== DATA SECTION ==

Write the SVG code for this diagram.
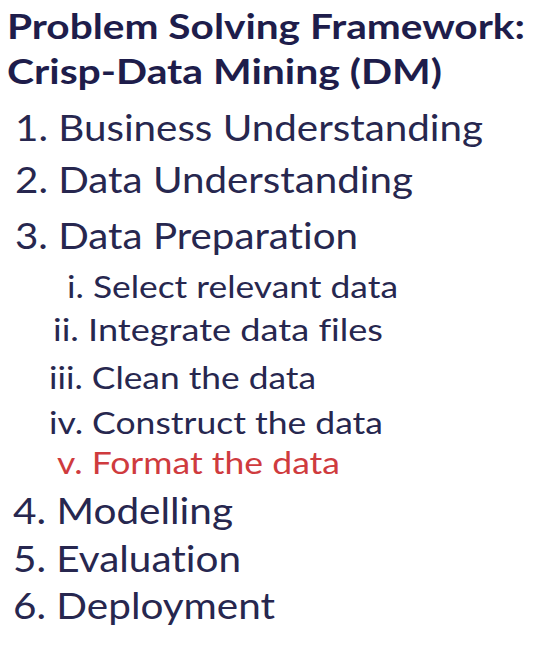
<svg xmlns="http://www.w3.org/2000/svg" width="537" height="663" viewBox="0 0 537 663">
<style>
text{font-family:Lato,"Open Sans","Liberation Sans",sans-serif;fill:#27274f;font-variant-ligatures:none;font-feature-settings:"liga" 0}
.t{font-weight:bold;font-size:34px;fill:#1e1d4b}
.m{font-size:36px}
.s{font-size:30px}
.r{fill:#cf3b3e}
</style>
<rect width="537" height="663" fill="#ffffff"/>
<g id="title">
<text class="t" x="7" y="39" textLength="518" lengthAdjust="spacingAndGlyphs">Problem Solving Framework:</text>
<text class="t" x="7" y="84" textLength="435" lengthAdjust="spacingAndGlyphs">Crisp-Data Mining (DM)</text>
</g>
<g id="step1"><text class="m" x="15" y="141" textLength="468" lengthAdjust="spacingAndGlyphs">1. Business Understanding</text></g>
<g id="step2"><text class="m" x="15" y="193" textLength="398" lengthAdjust="spacingAndGlyphs">2. Data Understanding</text></g>
<g id="step3"><text class="m" x="15" y="249" textLength="343" lengthAdjust="spacingAndGlyphs">3. Data Preparation</text></g>
<g id="step3i"><text class="s" x="67" y="298" textLength="331" lengthAdjust="spacingAndGlyphs">i. Select relevant data</text></g>
<g id="step3ii"><text class="s" x="53" y="341" textLength="330" lengthAdjust="spacingAndGlyphs">ii. Integrate data files</text></g>
<g id="step3iii"><text class="s" x="49" y="389" textLength="267" lengthAdjust="spacingAndGlyphs">iii. Clean the data</text></g>
<g id="step3iv"><text class="s" x="49" y="434" textLength="334" lengthAdjust="spacingAndGlyphs">iv. Construct the data</text></g>
<g id="step3v"><text class="s r" x="57" y="474" textLength="283" lengthAdjust="spacingAndGlyphs">v. Format the data</text></g>
<g id="step4"><text class="m" x="13" y="524" textLength="220" lengthAdjust="spacingAndGlyphs">4. Modelling</text></g>
<g id="step5"><text class="m" x="13" y="572" textLength="228" lengthAdjust="spacingAndGlyphs">5. Evaluation</text></g>
<g id="step6"><text class="m" x="13" y="619" textLength="262" lengthAdjust="spacingAndGlyphs">6. Deployment</text></g>
<g id="connectors"></g>
</svg>
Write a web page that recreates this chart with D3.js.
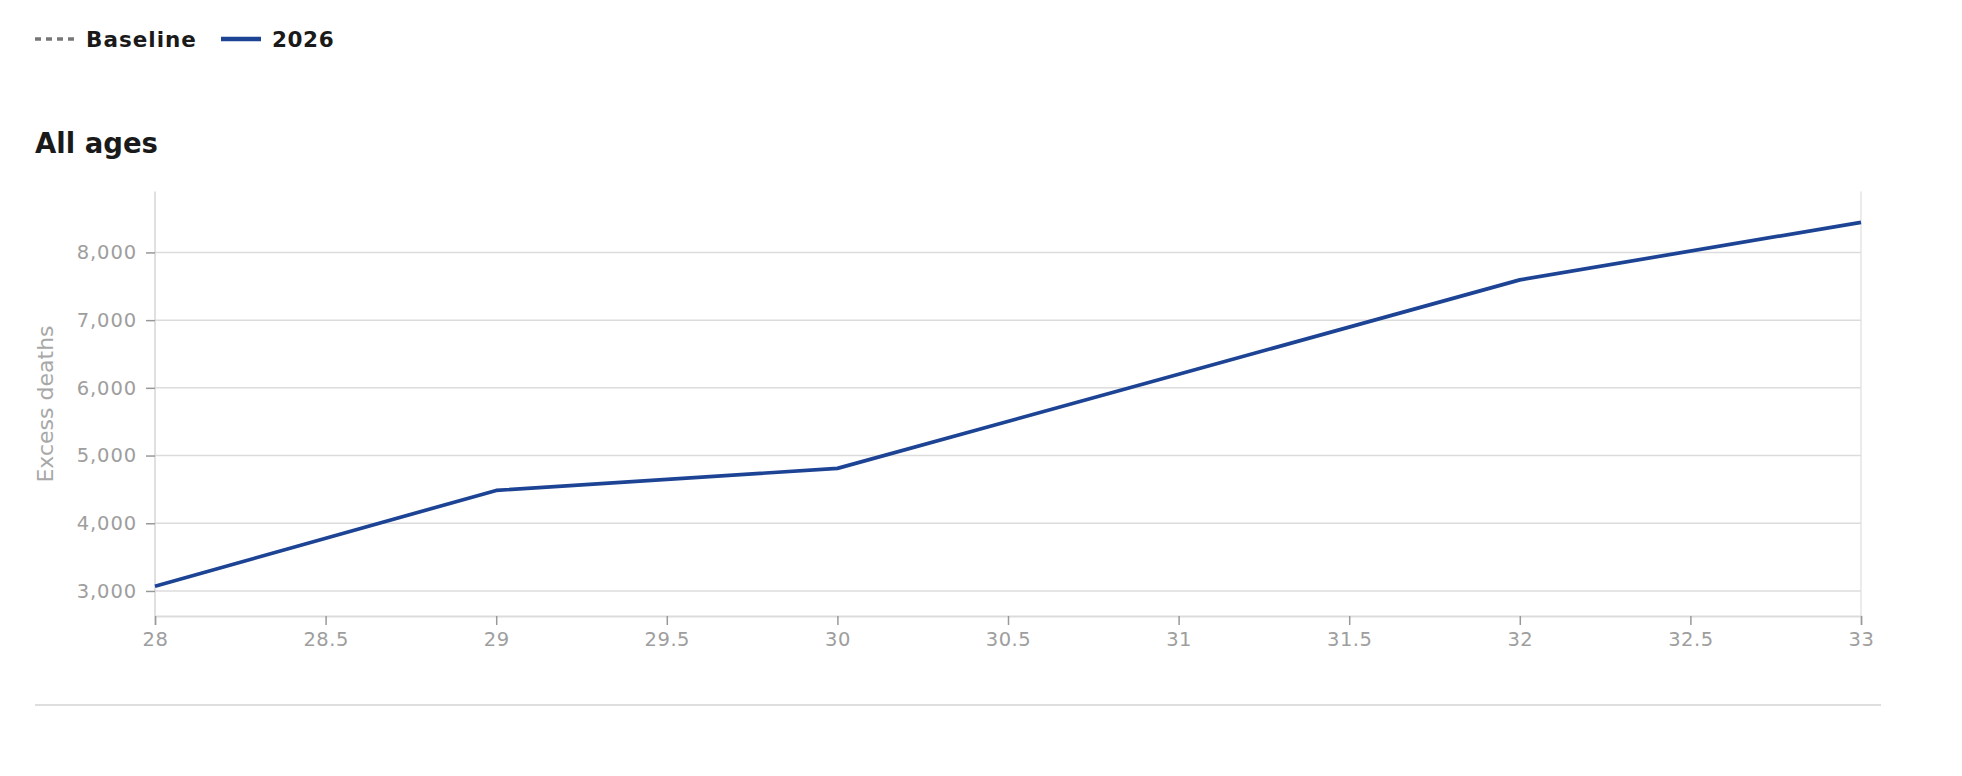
<!DOCTYPE html>
<html>
<head>
<meta charset="utf-8">
<script src="https://cdn.jsdelivr.net/npm/d3@7"></script>
<style>
  html, body { margin: 0; padding: 0; background: #fff; }
  svg { display: block; }
  text { font-family: "DejaVu Sans", "Noto Sans", sans-serif; }
</style>
</head>
<body>
<svg id="chart" width="1962" height="776"></svg>
<script>
// ---- data ----
const weeks = [28, 29, 30, 31, 32, 33];
const values2026 = [3070, 4485, 4810, 6200, 7595, 8445];
const yTicks = [3000, 4000, 5000, 6000, 7000, 8000];
const xTicks = [28, 28.5, 29, 29.5, 30, 30.5, 31, 31.5, 32, 32.5, 33];
const legendItems = ["Baseline", "2026"];
const titleText = "All ages";
const yLabel = "Excess deaths";

const FONT = "'DejaVu Sans', 'Noto Sans', sans-serif";
const svg = d3.select("#chart");
const plot = { left: 155, right: 1861, top: 191.5, bottom: 616 };

const x = d3.scaleLinear().domain([28, 33]).range([plot.left, plot.right]);
const y = d3.scaleLinear().domain([2630, 8900]).range([plot.bottom, plot.top]);

// legend
const lg = svg.append("g");
lg.append("line").attr("x1", 35).attr("x2", 75).attr("y1", 39).attr("y2", 39)
  .attr("stroke", "#777").attr("stroke-width", 3.5).attr("stroke-dasharray", "6,5");
lg.append("text").attr("x", 86).attr("y", 47).text(legendItems[0])
  .attr("font-size", 21.5).attr("font-weight", 700).attr("letter-spacing", 1.0).attr("fill", "#1a1a1a");
lg.append("line").attr("x1", 221).attr("x2", 261).attr("y1", 39).attr("y2", 39)
  .attr("stroke", "#1d4494").attr("stroke-width", 4.5);
lg.append("text").attr("x", 272).attr("y", 47).text(legendItems[1])
  .attr("font-size", 21.5).attr("font-weight", 700).attr("letter-spacing", 0.6).attr("fill", "#1a1a1a");

// title
svg.append("text").attr("x", 35).attr("y", 152.5).text(titleText)
  .attr("font-size", 27.5).attr("font-weight", 700).attr("fill", "#1a1a1a");

// gridlines
svg.append("g").selectAll("line").data(yTicks).join("line")
  .attr("x1", plot.left).attr("x2", plot.right)
  .attr("y1", d => y(d)).attr("y2", d => y(d))
  .attr("stroke", "#dcdcdc").attr("stroke-width", 1.5);

// frame lines (left & right verticals)
svg.append("line").attr("x1", plot.left).attr("x2", plot.left)
  .attr("y1", plot.top).attr("y2", plot.bottom).attr("stroke", "#d6d6d6").attr("stroke-width", 1.5);
svg.append("line").attr("x1", plot.right).attr("x2", plot.right)
  .attr("y1", plot.top).attr("y2", plot.bottom).attr("stroke", "#dedede").attr("stroke-width", 1.2);

// y axis
const yAxis = svg.append("g").attr("transform", `translate(${plot.left},0)`)
  .call(d3.axisLeft(y).tickValues(yTicks).tickFormat(d3.format(",")).tickSize(9).tickPadding(9));
yAxis.select(".domain").remove();
yAxis.selectAll(".tick line").attr("stroke", "#999").attr("stroke-width", 1.5);
yAxis.selectAll(".tick text").attr("fill", "#9e9e9e").attr("font-size", 19.5)
  .attr("letter-spacing", 0.9).style("font-family", FONT);

// x axis
const xAxis = svg.append("g").attr("transform", `translate(0,${plot.bottom})`)
  .call(d3.axisBottom(x).tickValues(xTicks).tickFormat(d => String(d)).tickSize(9).tickPadding(7));
xAxis.select(".domain").attr("stroke", "#dcdcdc").attr("stroke-width", 2);
xAxis.selectAll(".tick line").attr("stroke", "#999").attr("stroke-width", 1.5);
xAxis.selectAll(".tick text").attr("fill", "#9e9e9e").attr("font-size", 19.5)
  .attr("letter-spacing", 0.5).style("font-family", FONT);

// y label
svg.append("text")
  .attr("transform", `translate(${53},${404}) rotate(-90)`)
  .attr("text-anchor", "middle")
  .attr("font-size", 22).attr("fill", "#a8a8a8").text(yLabel);

// line
const line = d3.line().x((d, i) => x(weeks[i])).y(d => y(d));
svg.append("path").datum(values2026).attr("d", line)
  .attr("fill", "none").attr("stroke", "#1d4494").attr("stroke-width", 3.7)
  .attr("stroke-linejoin", "round");

// bottom separator
svg.append("line").attr("x1", 35).attr("x2", 1881).attr("y1", 705).attr("y2", 705)
  .attr("stroke", "#dedede").attr("stroke-width", 2);
</script>
</body>
</html>
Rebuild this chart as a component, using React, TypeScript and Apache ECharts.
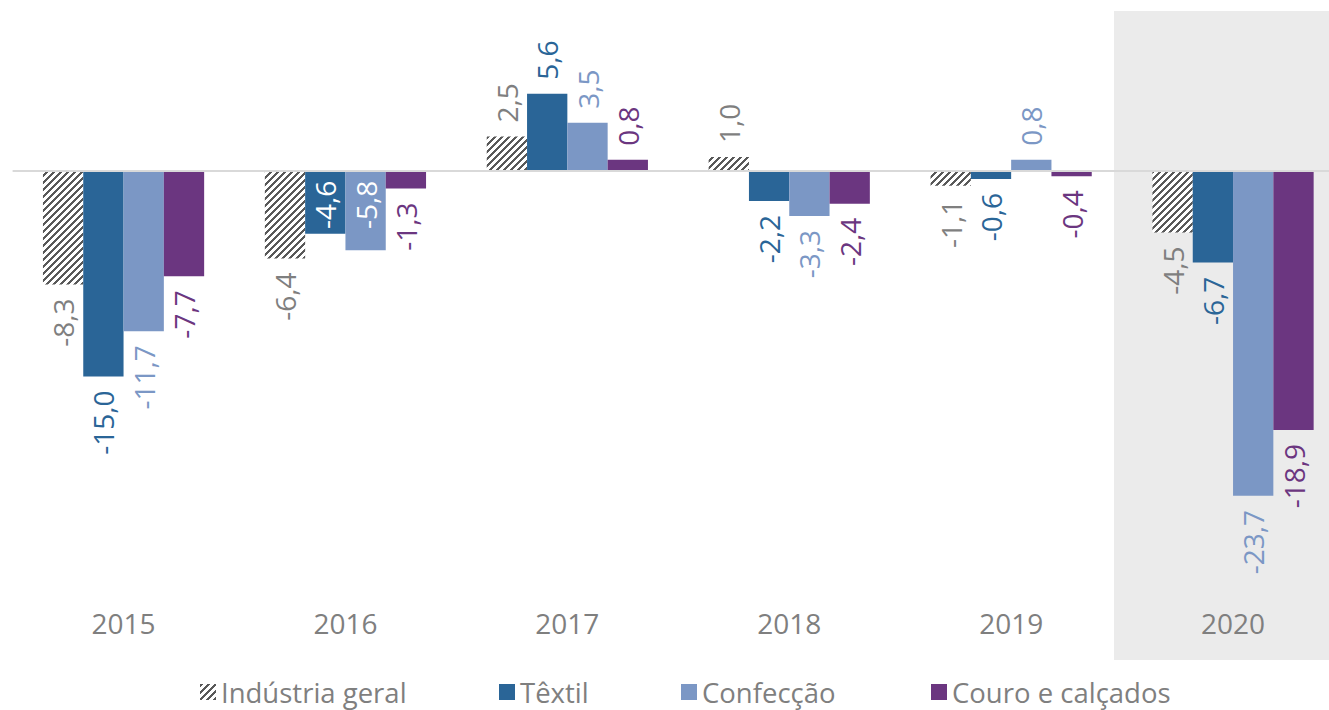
import React, { useEffect, useRef } from "react";
import * as echarts from "echarts";

const categories = ["2015", "2016", "2017", "2018", "2019", "2020"];
const seriesNames = ["Indústria geral", "Têxtil", "Confecção", "Couro e calçados"];
const industriaGeral = [-8.3, -6.4, 2.5, 1.0, -1.1, -4.5];
const textil = [-15.0, -4.6, 5.6, -2.2, -0.6, -6.7];
const confeccao = [-11.7, -5.8, 3.5, -3.3, 0.8, -23.7];
const couro = [-7.7, -1.3, 0.8, -2.4, -0.4, -18.9];

const barColors = ["#595959", "#2a6597", "#7b97c5", "#6b3680"];
const labelColors = ["#7f7f7f", "#2a6597", "#7b97c5", "#6b3680"];
// labels drawn inside the bar (series index, category index)
const insideLabels = [
  [1, 1],
  [2, 1],
];

const FONT = "'Open Sans', 'Noto Sans', sans-serif";

function makeHatch(): HTMLCanvasElement {
  const s = 7;
  const c = document.createElement("canvas");
  c.width = s;
  c.height = s;
  const ctx = c.getContext("2d")!;
  ctx.fillStyle = "#ffffff";
  ctx.fillRect(0, 0, s, s);
  ctx.fillStyle = "#595959";
  for (let x = 0; x < s; x++) {
    for (let y = 0; y < s; y++) {
      if ((x + y) % s < 3) ctx.fillRect(x, y, 1, 1);
    }
  }
  return c;
}

export default function App() {
  const ref = useRef<HTMLDivElement>(null);
  useEffect(() => {
    document.body.style.margin = "0";
    document.body.style.overflow = "hidden";
    document.documentElement.style.overflow = "hidden";
    const chart = echarts.init(ref.current!, null, { renderer: "svg" });
    const hatch = makeHatch();
    const all = [industriaGeral, textil, confeccao, couro];
    const fmt = (v: number) => v.toFixed(1).replace(".", ",");

    const series = all.map((vals, si) => ({
      name: seriesNames[si],
      type: "bar",
      barWidth: 40.3,
      barGap: "0%",
      itemStyle: {
        color: si === 0 ? { image: hatch, repeat: "repeat" } : barColors[si],
      },
      data: vals.map((v, ci) => {
        const inside = insideLabels.some((p) => p[0] === si && p[1] === ci);
        let label: any;
        if (inside) {
          label = {
            position: "insideTop",
            distance: 10,
            align: "right",
            verticalAlign: "middle",
            color: "#ffffff",
          };
        } else if (v >= 0) {
          label = { position: "top", distance: 14, align: "left", verticalAlign: "middle" };
        } else {
          label = { position: "bottom", distance: 14, align: "right", verticalAlign: "middle" };
        }
        return { value: v, label };
      }),
      label: {
        show: true,
        rotate: 90,
        color: labelColors[si],
        fontFamily: FONT,
        fontSize: 28,
        formatter: (p: any) => fmt(p.value),
      },
      markLine:
        si === 0
          ? {
              silent: true,
              symbol: ["none", "none"],
              label: { show: false },
              lineStyle: { color: "#d9d9d9", width: 2, type: "solid" },
              data: [{ yAxis: 0 }],
            }
          : undefined,
    }));

    const legendLefts = [200, 499, 681, 931];
    const legend = seriesNames.map((n, i) => ({
      data: [n],
      left: legendLefts[i],
      top: 678,
      padding: 0,
      itemWidth: 16,
      itemHeight: 16,
      icon: "rect",
      textStyle: { fontFamily: FONT, fontSize: 27.5, color: "#7f7f7f" },
    }));

    chart.setOption({
      animation: false,
      graphic: [
        {
          type: "rect",
          z: 0,
          silent: true,
          shape: { x: 1114, y: 11, width: 215, height: 649 },
          style: { fill: "#ebebeb" },
        },
      ],
      grid: { left: 12.6, top: 33.5, width: 1331.4, height: 548.8, containLabel: false },
      legend,
      xAxis: {
        type: "category",
        data: categories,
        axisLine: { show: false, onZero: false },
        axisTick: { show: false },
        axisLabel: { margin: 27, fontFamily: FONT, fontSize: 28, color: "#7f7f7f" },
      },
      yAxis: {
        type: "value",
        min: -30,
        max: 10,
        show: false,
        splitLine: { show: false },
      },
      series,
    });
    return () => chart.dispose();
  }, []);
  return <div ref={ref} style={{ width: 1345, height: 710 }} />;
}
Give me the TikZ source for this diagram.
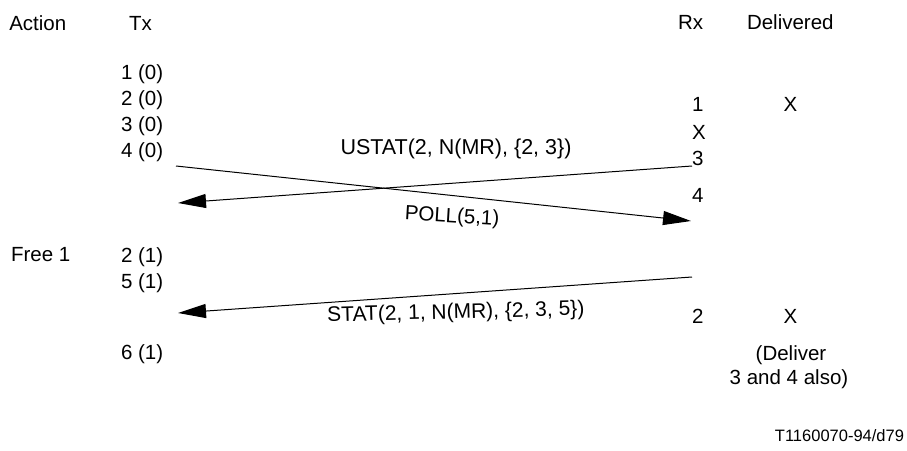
\documentclass[tikz,border=0pt]{standalone}
\usepackage{fontspec}
\setmainfont{Liberation Sans}
\usetikzlibrary{arrows.meta}
\begin{document}
\begin{tikzpicture}[x=1pt,y=-1pt,
  lbl/.style={inner sep=0pt, outer sep=0pt, font=\fontsize{20.5}{24}\selectfont, anchor=base west},
  ctr/.style={lbl, anchor=base},
  small/.style={inner sep=0pt, outer sep=0pt, font=\fontsize{16.5}{20}\selectfont, anchor=base east},
  msg/.style={line width=1pt, -{Triangle[length=28pt,width=14pt]}}]
\useasboundingbox (0,0) rectangle (907,450);
% headers
\node[lbl] (action) at (9.3,30) {Action};
\node[lbl] (tx) at (129,30) {Tx};
\node[lbl] (rx) at (678,29) {Rx};
\node[lbl] (delivered) at (747,29) {Delivered};
% Tx column
\node[lbl] (t1) at (121,79) {1 (0)};
\node[lbl] (t2) at (121,105) {2 (0)};
\node[lbl] (t3) at (121,131) {3 (0)};
\node[lbl] (t4) at (121,157) {4 (0)};
\node[lbl] (free) at (11,261) {Free 1};
\node[lbl] (t5) at (121,262) {2 (1)};
\node[lbl] (t6) at (121,288) {5 (1)};
\node[lbl] (t7) at (121,359) {6 (1)};
% Rx column
\node[lbl] (r1) at (692,111) {1};
\node[lbl] (rX) at (692,139) {X};
\node[lbl] (r3) at (692,165) {3};
\node[lbl] (r4) at (692,202) {4};
\node[lbl] (r2) at (692,323) {2};
% Delivered column
\node[ctr] (d1) at (790.5,111) {X};
\node[ctr] (d2) at (790.5,323) {X};
\node[ctr] (note1) at (791,360) {(Deliver};
\node[ctr] (note2) at (789,384) {3 and 4 also)};
% footer
\node[small] (ref) at (904,441.7) {T1160070-94/d79};
% message ends
\coordinate (pollS) at (176,166);
\coordinate (pollE) at (691,221);
\coordinate (ustS) at (692,166);
\coordinate (ustE) at (178,203);
\coordinate (statS) at (692,277);
\coordinate (statE) at (178,313);
\draw[msg] (pollS) -- (pollE);
\draw[msg] (ustS) -- (ustE);
\draw[msg] (statS) -- (statE);
% message labels
\node[lbl, font=\fontsize{21.5}{25}\selectfont] (ustat) at (340.5,154) {USTAT(2, N(MR), \{2, 3\})};
\node[ctr, rotate=-3.5] (poll) at (451.7,222.5) {POLL(5,1)};
\node[ctr, font=\fontsize{21}{25}\selectfont, rotate=1.5] (stat) at (456,318.5) {STAT(2, 1, N(MR), \{2, 3, 5\})};
\end{tikzpicture}
\end{document}
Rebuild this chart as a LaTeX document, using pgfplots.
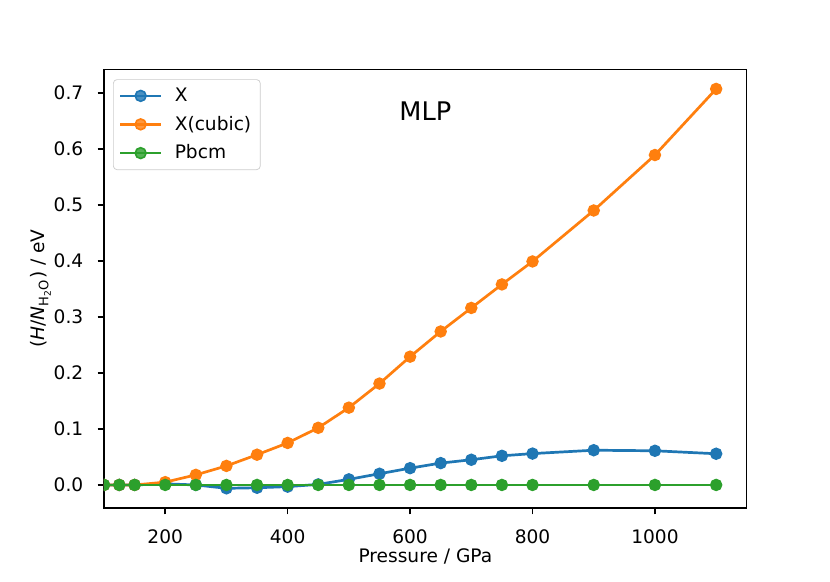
\documentclass[border=0pt]{standalone}
\usepackage{pgfplots}
\pgfplotsset{compat=1.18}
\usepackage{fontspec}
\setmainfont{DejaVu Sans}
\definecolor{tabblue}{HTML}{1F77B4}
\definecolor{taborange}{HTML}{FF7F0E}
\definecolor{tabgreen}{HTML}{2CA02C}
\pgfplotsset{
  mylegend/.style={legend image code/.code={%
    \draw[##1, line width=1.5pt] (0pt,0pt) -- (22.7pt,0pt);
    \draw[##1, mark repeat=2, mark phase=2] plot coordinates {(0pt,0pt) (11.35pt,0pt) (22.7pt,0pt)};
    \path (27.5pt,0pt);}},
}
\begin{document}
\begin{tikzpicture}
\path[use as bounding box] (-57.6pt,-40.4pt) rectangle (402.1pt,281.4pt);
\begin{axis}[
  at={(0,0)}, anchor=south west,
  scale only axis, width=356pt, height=243pt,
  xmin=100, xmax=1150, ymin=-0.0413, ymax=0.742,
  xtick={200,400,600,800,1000},
  ytick={0,0.1,0.2,0.3,0.4,0.5,0.6,0.7},
  xticklabel style={/pgf/number format/1000 sep={}},
  yticklabel style={/pgf/number format/fixed, /pgf/number format/fixed zerofill, /pgf/number format/precision=1},
  /pgf/number format/assume math mode=true,
  tick pos=left, tick align=outside,
  major tick length=3.5pt,
  every tick/.style={black, line width=0.8pt},
  axis line style={line width=0.8pt},
  ticklabel style={font=\fontsize{10.3}{12}\selectfont, inner sep=0pt},
  xticklabel style={anchor=base, yshift=-16.1pt},
  yticklabel style={anchor=east, xshift=-7.75pt},
  scaled ticks=false,
  xlabel={Pressure / GPa},
  xlabel style={font=\fontsize{10.3}{12}\selectfont, at={(axis description cs:0.5,0)}, anchor=base, inner sep=0pt, yshift=-30.2pt},
  ylabel={(\textit{H}/\textit{N}\textsubscript{H\textsubscript{2}O}) / eV},
  ylabel style={font=\fontsize{10.3}{12}\selectfont, at={(axis description cs:0,0.5)}, anchor=base, inner sep=0pt, yshift=32.7pt},
  clip marker paths=true,
  legend cell align=left,
  mylegend,
  legend style={at={(rel axis cs:0,1)}, anchor=north west, xshift=5pt, yshift=-5.5pt,
    draw=black!20, rounded corners=2pt, fill=white, fill opacity=0.8, text opacity=1,
    font=\fontsize{10.3}{12}\selectfont, row sep=2.6pt, inner xsep=3pt, inner ysep=2.5pt},
  every axis plot/.append style={line width=1.5pt, mark=*, mark size=3pt},
]
\addplot[color=tabblue, line width=1.5pt, mark options={fill=tabblue, draw=tabblue, line width=0.9pt}] coordinates {
(100,0) (125,0) (150,0) (200,0.002) (250,0.000) (300,-0.006) (350,-0.005) (400,-0.003)
(450,0.001) (500,0.010) (550,0.020) (600,0.030) (650,0.039) (700,0.045) (750,0.052)
(800,0.056) (900,0.062) (1000,0.061) (1100,0.0557)};
\addlegendentry{X}
\addplot[color=taborange, line width=1.5pt, mark options={fill=taborange, draw=taborange, line width=0.9pt}] coordinates {
(100,0) (125,0) (150,0) (200,0.005) (250,0.018) (300,0.034) (350,0.054) (400,0.075)
(450,0.102) (500,0.138) (550,0.181) (600,0.229) (650,0.274) (700,0.316) (750,0.358)
(800,0.399) (900,0.490) (1000,0.589) (1100,0.707)};
\addlegendentry{X(cubic)}
\addplot[color=tabgreen, line width=1.5pt, mark options={fill=tabgreen, draw=tabgreen, line width=0.9pt}] coordinates {
(100,0) (125,0) (150,0) (200,0) (250,0) (300,0) (350,0) (400,0)
(450,0) (500,0) (550,0) (600,0) (650,0) (700,0) (750,0)
(800,0) (900,0) (1000,0) (1100,0)};
\addlegendentry{Pbcm}
\node[font=\fontsize{14.2}{17}\selectfont, anchor=center] at (rel axis cs:0.5,0.905) {MLP};
\end{axis}
\end{tikzpicture}
\end{document}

===

Reproduce, starting at the line containing "Rebuild this chart as a component, using" and stopping after the line containing "const couro = [-7.7, -1.3, 0.8, -2.4, -0.4, -18.9];", each of those lines exactly and no others; leave pictures out.

▶ WRITTEN ANSWER
Rebuild this chart as a component, using React, TypeScript and Apache ECharts.
import React, { useEffect, useRef } from "react";
import * as echarts from "echarts";

const categories = ["2015", "2016", "2017", "2018", "2019", "2020"];
const seriesNames = ["Indústria geral", "Têxtil", "Confecção", "Couro e calçados"];
const industriaGeral = [-8.3, -6.4, 2.5, 1.0, -1.1, -4.5];
const textil = [-15.0, -4.6, 5.6, -2.2, -0.6, -6.7];
const confeccao = [-11.7, -5.8, 3.5, -3.3, 0.8, -23.7];
const couro = [-7.7, -1.3, 0.8, -2.4, -0.4, -18.9];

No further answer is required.